Facebook ads need time to optimize so the algorithm can learn who is most interested in what you’re selling. If you aren’t sure whether you should turn off your ad, try waiting until it gets at least 1,000 impressions before investing more or shutting it down to test something new.
Creating a funnel
Prospecting and remarketing are both important audiences to target, but they generally work best when done together to create a “funnel”.
A funnel is a marketing strategy based on the simple fact that the vast majority of people you market to aren’t ready to buy right at that moment. A funnel-based approach to marketing focuses on tailoring your advertising depending on your audience’s intent to purchase and familiarity with your brand and products.
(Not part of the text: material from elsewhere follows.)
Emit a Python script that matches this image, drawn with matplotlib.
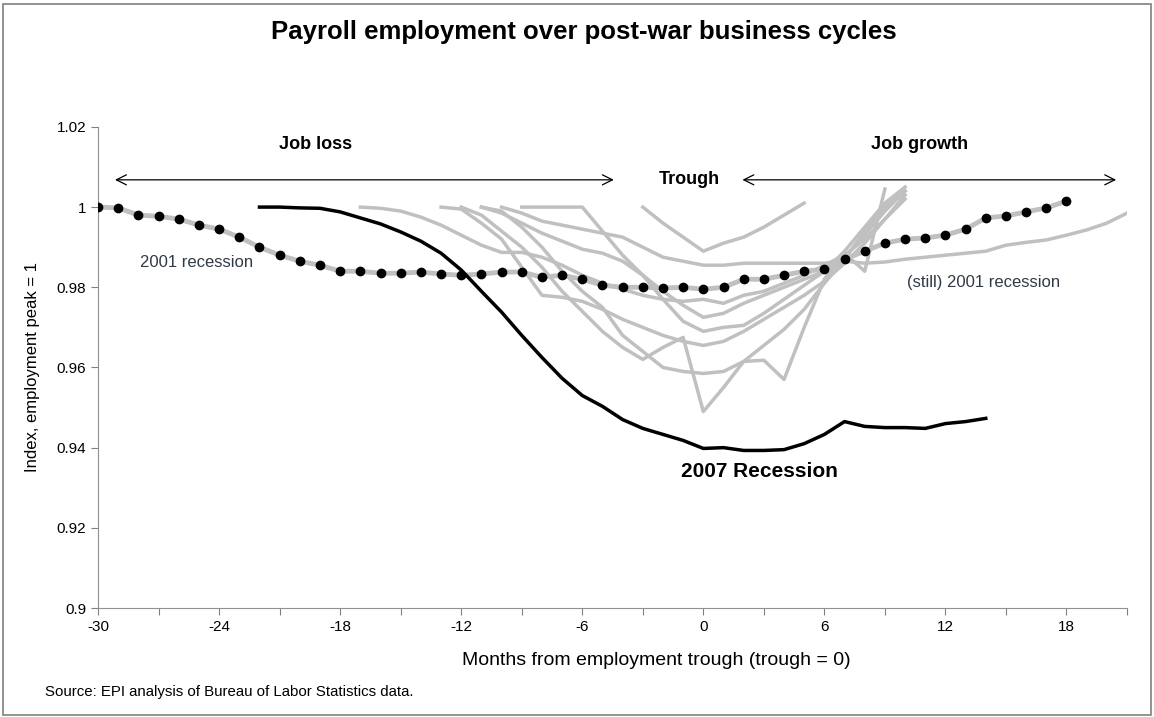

Creating a funnel on Facebook can be done by targeting a cold audience of prospective customers, such as a Lookalike Audience or a behavior-based audience in one campaign, and retargeting those who visit your website in another campaign. As you scale your advertising budget, your funnel can become more intricate, with multiple campaigns that target customers at different points within the funnel:
The above example shows how one campaign can be used to drive awareness and traffic from a larger audience at the top of your funnel and subsequent campaigns can re-engage or retarget that traffic to bring them back to purchase.
If prospecting is not generating sales for your business, choosing a less expensive, higher-funnel objective, such as traffic or add to carts can create a list of prospects to retarget with a second campaign. This effectively will create a funnel with your Facebook ads, where you can serve each audience different types of creative that bring prospects back to your website to complete a purchase.
Start using Facebook ads to grow your business
The Facebook advertising platform is designed to be easy to use for those with little to no experience with digital marketing, making it even more attractive to bootstrapped entrepreneurs who don’t want to pay an agency to run their ads.